Que ceux qui n’ont jamais ouvert un seul livre de leur vie cessent d’avoir honte ! Ils devraient même le revendiquer haut et fort. C’est du moins le message que délivre le joyeux pamphlet de Pierre Ménard, dans lequel l’auteur passe en revue tous les risques auxquels s’exposent les bibliopathes, à commencer par celui de s’écorcher. « Combien d’innocents lecteurs se blessent chaque année en tournant les pages de livres médiocres, quand ils ne sont pas abjects ? » Vu l’ampleur du fléau, on se demanderait presque pourquoi aucune étude ne s’est jamais penchée sur la question.

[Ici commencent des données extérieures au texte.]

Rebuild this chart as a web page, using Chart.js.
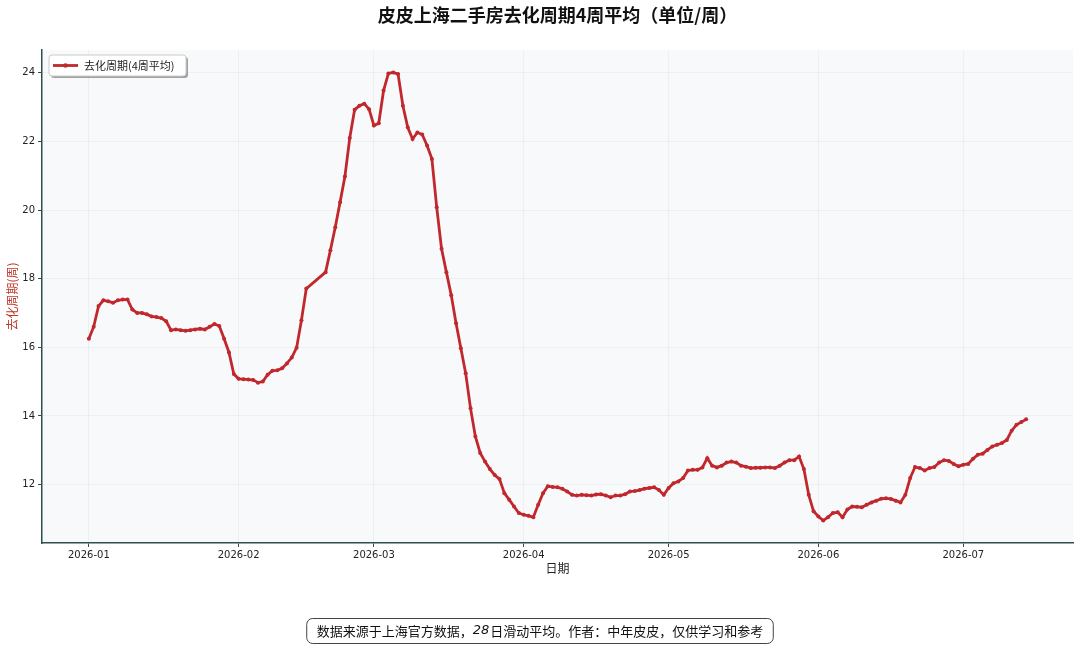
<!DOCTYPE html>
<html>
<head>
<meta charset="utf-8">
<script src="https://cdn.jsdelivr.net/npm/chart.js@4.4.1/dist/chart.umd.min.js"></script>
<style>
  html, body { margin: 0; padding: 0; background: #fff; }
  #wrap { width: 1080px; height: 645px; }
</style>
</head>
<body>
<div id="wrap"><canvas id="chart" width="1080" height="645"></canvas></div>
<script>
// daily values from 2026-01-01, null = no data (holiday gap)
const startDate = '2026-01-01';
const jan = [16.25, 16.6, 17.2, 17.37, 17.34, 17.3, 17.37, 17.39, 17.39, 17.1, 17.0, 17.0, 16.96, 16.9, 16.88, 16.85,
  16.76, 16.5, 16.52, 16.5, 16.48, 16.5, 16.52, 16.54, 16.52, 16.6, 16.68, 16.62, 16.25, 15.85, 15.22];
const feb = [15.08, 15.07, 15.06, 15.05, 14.97, 15.0, 15.2, 15.32, 15.33, 15.39, 15.53, 15.7, 15.99, 16.79, 17.71,
  null, null, null, 18.19, 18.83, 19.5, 20.23, 20.98, 22.1, 22.92, 23.04, 23.1, 22.94];
const mar = [22.46, 22.53, 23.48, 23.98, 24.01, 23.96, 23.04, 22.41, 22.07, 22.26, 22.2, 21.88, 21.49, 20.08, 18.87,
  18.19, 17.52, 16.7, 15.97, 15.24, 14.22, 13.4, 12.92, 12.67, 12.45, 12.28, 12.16, 11.75, 11.56, 11.36, 11.17];
const apr = [11.12, 11.09, 11.05, 11.41, 11.75, 11.95, 11.93, 11.92, 11.88, 11.8, 11.7, 11.68, 11.7, 11.69, 11.68,
  11.71, 11.72, 11.68, 11.63, 11.68, 11.68, 11.72, 11.8, 11.81, 11.84, 11.88, 11.9, 11.92, 11.84, 11.7];
const may = [11.9, 12.04, 12.09, 12.19, 12.41, 12.43, 12.43, 12.5, 12.77, 12.55, 12.5, 12.55, 12.64, 12.67, 12.64,
  12.55, 12.52, 12.48, 12.49, 12.49, 12.5, 12.5, 12.48, 12.55, 12.64, 12.71, 12.71, 12.82, 12.45, 11.7, 11.22];
const jun = [11.07, 10.95, 11.05, 11.17, 11.19, 11.05, 11.27, 11.36, 11.35, 11.34, 11.41, 11.48, 11.53, 11.59, 11.6,
  11.58, 11.53, 11.48, 11.7, 12.19, 12.51, 12.48, 12.41, 12.48, 12.51, 12.64, 12.71, 12.69, 12.6, 12.53];
const jul = [12.58, 12.6, 12.75, 12.87, 12.9, 13.01, 13.11, 13.16, 13.21, 13.3, 13.57, 13.74, 13.82, 13.9];

const monthTicks = ['2026-01', '2026-02', '2026-03', '2026-04', '2026-05', '2026-06', '2026-07'];
const yTicks = [12, 14, 16, 18, 20, 22, 24];

const seriesName = '去化周期(4周平均)';
const titleText = '皮皮上海二手房去化周期4周平均（单位/周）';
const noteBefore = '数据来源于上海官方数据，';
const noteItalic = '28';
const noteAfter = '日滑动平均。作者：中年皮皮，仅供学习和参考';

const LINE = '#c0282d';
const CJK = '"Noto Sans CJK SC", "DejaVu Sans", sans-serif';
const TICKF = '"DejaVu Sans", sans-serif';
const GRID = 'rgba(200,208,215,0.22)';

// day number relative to start date
const dayOf = (s) => {
  const [y, m, d] = s.split('-').map(Number);
  const [y0, m0, d0] = startDate.split('-').map(Number);
  return Math.round((Date.UTC(y, m - 1, d) - Date.UTC(y0, m0 - 1, d0)) / 86400000);
};

const values = [].concat(jan, feb, mar, apr, may, jun, jul);
const points = values.map((v, i) => ({ x: i, y: v }));

// matplotlib-like 5% margins
const lastDay = values.length - 1;
const xPad = lastDay * 0.05;
const valid = values.filter(v => v !== null);
const vMin = Math.min(...valid), vMax = Math.max(...valid);
const yPad = (vMax - vMin) * 0.05;

const decor = {
  id: 'decor',
  beforeDraw(chart) {
    const { ctx, chartArea: a } = chart;
    ctx.save();
    ctx.fillStyle = '#f8f9fa';
    ctx.fillRect(a.left, a.top, a.right - a.left, a.bottom - a.top);
    ctx.restore();
  },
  afterDraw(chart) {
    const { ctx, chartArea: a } = chart;
    ctx.save();

    // title
    ctx.fillStyle = '#111';
    ctx.font = 'bold 18px ' + CJK;
    ctx.textAlign = 'center';
    ctx.textBaseline = 'middle';
    ctx.fillText(titleText, (a.left + a.right) / 2, 15);

    // legend box with shadow
    const lx = 49, ly = 55, lw = 137, lh = 21;
    ctx.fillStyle = 'rgba(0,0,0,0.35)';
    ctx.beginPath(); ctx.roundRect(lx + 2, ly + 2, lw, lh, 3); ctx.fill();
    ctx.fillStyle = '#ffffff';
    ctx.strokeStyle = '#cccccc';
    ctx.lineWidth = 1;
    ctx.beginPath(); ctx.roundRect(lx, ly, lw, lh, 3); ctx.fill(); ctx.stroke();
    ctx.strokeStyle = LINE;
    ctx.lineWidth = 2.8;
    ctx.beginPath(); ctx.moveTo(lx + 4, ly + lh / 2); ctx.lineTo(lx + 29, ly + lh / 2); ctx.stroke();
    ctx.fillStyle = LINE;
    ctx.beginPath(); ctx.arc(lx + 16.5, ly + lh / 2, 2.2, 0, Math.PI * 2); ctx.fill();
    ctx.fillStyle = '#222';
    ctx.font = '11px ' + CJK;
    ctx.textAlign = 'left';
    ctx.fillText(seriesName, lx + 35, ly + lh / 2 + 0.5);

    // footnote box
    ctx.font = '13px ' + CJK;
    const w1 = ctx.measureText(noteBefore).width;
    ctx.font = 'italic 13px ' + TICKF;
    const w2 = ctx.measureText(noteItalic).width + 1;
    ctx.font = '13px ' + CJK;
    const w3 = ctx.measureText(noteAfter).width;
    const total = w1 + w2 + w3;
    const cx = 540, cy = 631;
    const bx = cx - total / 2 - 10, bw = total + 20;
    ctx.fillStyle = '#ffffff';
    ctx.strokeStyle = '#444';
    ctx.lineWidth = 1;
    ctx.beginPath(); ctx.roundRect(bx, 618.5, bw, 25, 6); ctx.fill(); ctx.stroke();
    ctx.fillStyle = '#111';
    let tx = cx - total / 2;
    ctx.fillText(noteBefore, tx, cy); tx += w1;
    ctx.font = 'italic 13px ' + TICKF;
    ctx.fillText(noteItalic, tx, cy); tx += w2;
    ctx.font = '13px ' + CJK;
    ctx.fillText(noteAfter, tx, cy);

    ctx.restore();
  }
};

new Chart(document.getElementById('chart'), {
  type: 'line',
  data: {
    datasets: [{
      label: seriesName,
      data: points,
      borderColor: LINE,
      backgroundColor: LINE,
      borderWidth: 2.8,
      pointRadius: 2,
      pointHoverRadius: 3,
      pointBackgroundColor: LINE,
      pointBorderWidth: 0,
      tension: 0,
      spanGaps: true
    }]
  },
  options: {
    responsive: false,
    animation: false,
    devicePixelRatio: 1,
    layout: { padding: { left: 0, right: 7, top: 50, bottom: 0 } },
    scales: {
      x: {
        type: 'linear',
        min: -xPad,
        max: lastDay + xPad,
        afterFit: (s) => { s.height = 102; },
        afterBuildTicks: (s) => { s.ticks = monthTicks.map(m => ({ value: dayOf(m + '-01') })); },
        ticks: {
          font: { family: TICKF, size: 10 },
          color: '#222',
          padding: 2,
          maxRotation: 0,
          autoSkip: false,
          callback: (v) => {
            const m = monthTicks.find(t => dayOf(t + '-01') === v);
            return m || '';
          }
        },
        grid: { color: GRID, tickColor: '#2f4f4f', tickLength: 4, lineWidth: 1 },
        border: { color: '#2f4f4f', width: 1.5 },
        title: {
          display: true,
          text: '日期',
          font: { family: CJK, size: 12 },
          color: '#222',
          padding: { top: 0, bottom: 69 }
        }
      },
      y: {
        min: vMin - yPad,
        max: vMax + yPad,
        afterFit: (s) => { s.width = 42; },
        afterBuildTicks: (s) => { s.ticks = yTicks.map(v => ({ value: v })); },
        ticks: {
          font: { family: TICKF, size: 10 },
          color: '#222',
          padding: 3
        },
        grid: { color: GRID, tickColor: '#2f4f4f', tickLength: 4, lineWidth: 1 },
        border: { color: '#2f4f4f', width: 1.5 },
        title: {
          display: true,
          text: '去化周期(周)',
          font: { family: CJK, size: 12 },
          color: '#c0392b',
          padding: { top: 5, bottom: 0 }
        }
      }
    },
    plugins: {
      legend: { display: false },
      title: { display: false },
      tooltip: { enabled: false }
    }
  },
  plugins: [decor]
});
</script>
</body>
</html>
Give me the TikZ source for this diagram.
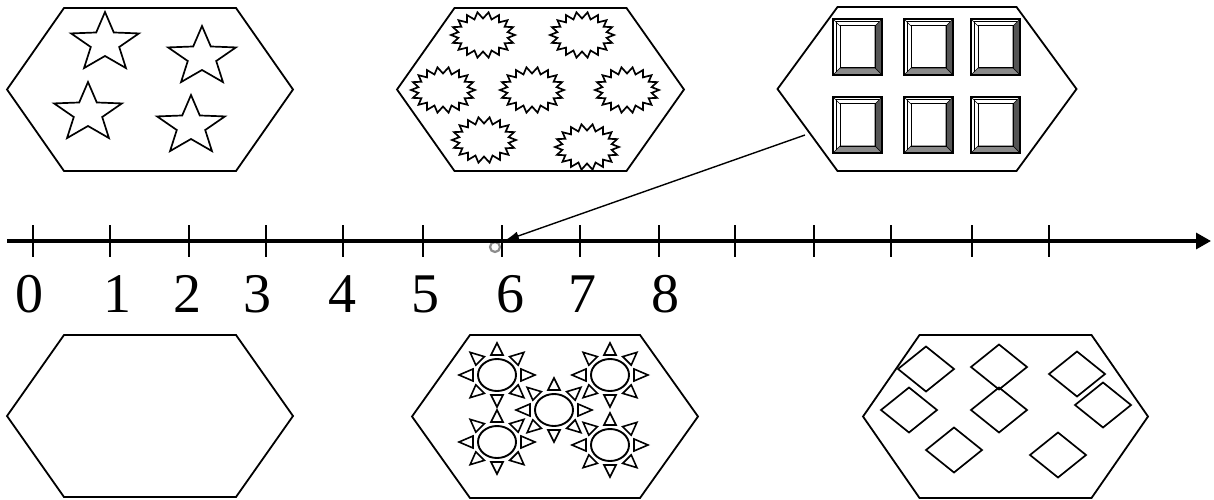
\documentclass[tikz,border=0pt]{standalone}
\usepackage{fontspec}
\setmainfont{Liberation Serif}
\usetikzlibrary{arrows.meta}
\definecolor{rightgray}{HTML}{555555}
\definecolor{botgray}{HTML}{8A8A8A}
\definecolor{markgray}{HTML}{8C8C8C}
\newcommand{\hexag}[6]{%
  \draw[hexline] (#2-#4,#3) -- (#2-#5,#3-#6) -- (#2+#5,#3-#6) -- (#2+#4,#3) -- (#2+#5,#3+#6) -- (#2-#5,#3+#6) -- cycle;
  \coordinate (#1) at (#2,#3);}
\newcommand{\starsh}[2]{%
  \draw[shapeline,shift={(#1,#2)}] (0,-31) \foreach \k in {1,...,9}{ -- ({ifthenelse(isodd(\k),13,31)*1.15*cos(-90+36*\k)}, {ifthenelse(isodd(\k),13,31)*sin(-90+36*\k)}) } -- cycle;}
\newcommand{\burst}[2]{%
  \draw[shapeline,shift={(#1,#2)}] (32,0) \foreach \k in {1,...,35}{ -- ({ifthenelse(isodd(\k),25,32)*cos(10*\k)}, {ifthenelse(isodd(\k),16.5,23)*sin(10*\k)}) } -- cycle;}
\newcommand{\sunsh}[2]{%
  \begin{scope}[shift={(#1,#2)}]
    \draw[line width=1.9pt] (0,0) ellipse [x radius=19, y radius=16];
    \foreach \t in {0,45,...,315}{
      \draw[line width=1.6pt] ({24*cos(\t)-6*sin(\t)}, {20*sin(\t)+6*cos(\t)}) -- ({38*cos(\t)},{32*sin(\t)}) -- ({24*cos(\t)+6*sin(\t)}, {20*sin(\t)-6*cos(\t)}) -- cycle;}
  \end{scope}}
\newcommand{\bevelsq}[2]{%
  \begin{scope}[shift={(#1,#2)}]
    \fill[white] (0,0) rectangle (49,56);
    \draw[line width=0.6pt, fill=rightgray] (49,0) -- (49,56) -- (42,49) -- (42,7) -- cycle;
    \draw[line width=0.6pt, fill=botgray] (0,56) -- (49,56) -- (42,49) -- (7,49) -- cycle;
    \draw[line width=0.6pt] (0,0) -- (7,7);
    \draw[line width=0.6pt] (2.8,53.2) -- (2.8,2.8) -- (46.2,2.8);
    \draw[line width=1pt] (7,7) rectangle (42,49);
    \draw[line width=2.4pt] (0,0) rectangle (49,56);
  \end{scope}}
\newcommand{\diam}[2]{%
  \draw[shapeline] (#1-28,#2) -- (#1,#2-22.5) -- (#1+28,#2) -- (#1,#2+22.5) -- cycle;}
\begin{document}
\begin{tikzpicture}[x=1pt,y=-1pt,line join=miter,
  hexline/.style={line width=1.8pt},
  shapeline/.style={line width=1.7pt},
  ticksty/.style={line width=1.8pt},
  numlabel/.style={anchor=base, inner sep=0pt, font=\fontsize{56}{60}\selectfont}]
\useasboundingbox (0,0) rectangle (1214,500);
\fill[white] (0,0) rectangle (1214,500);

% top row hexagons
\hexag{hexTL}{150}{89.5}{143}{86}{81.5}
\hexag{hexTM}{540.5}{89.5}{143.5}{86}{81.5}
\hexag{hexTR}{927}{89}{149.5}{89.5}{82}
% bottom row hexagons
\hexag{hexBL}{150}{416}{143}{86}{81}
\hexag{hexBM}{555}{416.5}{143}{85}{81.5}
\hexag{hexBR}{1005.5}{416.5}{142.5}{86}{81.5}

% stars
\starsh{105}{43}
\starsh{202}{57}
\starsh{88}{113}
\starsh{191}{126}

% starbursts
\burst{483}{35}
\burst{582}{35}
\burst{443}{90}
\burst{532}{90}
\burst{627}{90}
\burst{484}{140}
\burst{587}{147}

% bevelled squares
\bevelsq{833}{19}
\bevelsq{904}{19}
\bevelsq{971}{19}
\bevelsq{833}{97}
\bevelsq{904}{97}
\bevelsq{971}{97}

% suns
\sunsh{497}{375}
\sunsh{610}{375}
\sunsh{554}{410}
\sunsh{497}{442}
\sunsh{610}{445}

% diamonds
\diam{926}{369}
\diam{999}{367}
\diam{1077}{374}
\diam{909}{410}
\diam{999}{410}
\diam{1103}{405}
\diam{954}{450}
\diam{1058}{455}

% number line
\draw[markgray, line width=2.2pt] (495,247) circle [radius=5];
\coordinate (lineStart) at (7,241);
\coordinate (lineEnd) at (1211,241);
\draw[line width=3.2pt, -{Triangle[length=15pt,width=16pt]}] (lineStart) -- (lineEnd);
\foreach \x in {33,110,189,266,343,423,502,580,659,735,814,891,972,1049}
  \draw[ticksty] (\x,225) -- (\x,257);
\foreach \v/\x in {0/30,1/117,2/187,3/257,4/342,5/425,6/510,7/582,8/665}
  \node[numlabel] (n\v) at (\x,312) {\v};

% pointer arrow
\coordinate (arrowFrom) at (805,135);
\coordinate (arrowTo) at (504,241);
\draw[line width=1.4pt, -{Latex[length=15pt,width=9pt]}] (arrowFrom) -- (arrowTo);
\end{tikzpicture}
\end{document}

Autrefois, les livres étaient écrits par les hommes de lettres et lus par le public ; aujourd’hui, ils sont écrits par le public et personne ne les lit.
Oscar Wilde
Laideur, pédantisme, voire dans certains cas dépression ou folie, l’abus de livres nuit gravement à la santé : « à manier avec précaution, ou mieux encore à ne jamais toucher ». De quoi décomplexer les plus incultes une bonne fois pour toutes, car ceux qui souffrent du mal sont hélas irrécupérables, coincés quelque part dans le XVIIIe ou dans une vie qui leur est étrangère. « Le lecteur, parce qu’il a lu un livre d’un homme intelligent, se croit intelligent lui-même. Quelle absurdité ! Diantre, ce n’est pas parce que l’on regarde James Bond qu’on est agent secret. » Comble du vice : plutôt que de tenir les néophytes à l’écart des bouquins, aucun doute que l’humour de Pierre Ménard aura pour effet d’éveiller leur curiosité… Avant qu’ils ne réduisent les livres à leur seul intérêt : « écraser des moustiques et caler les tables ».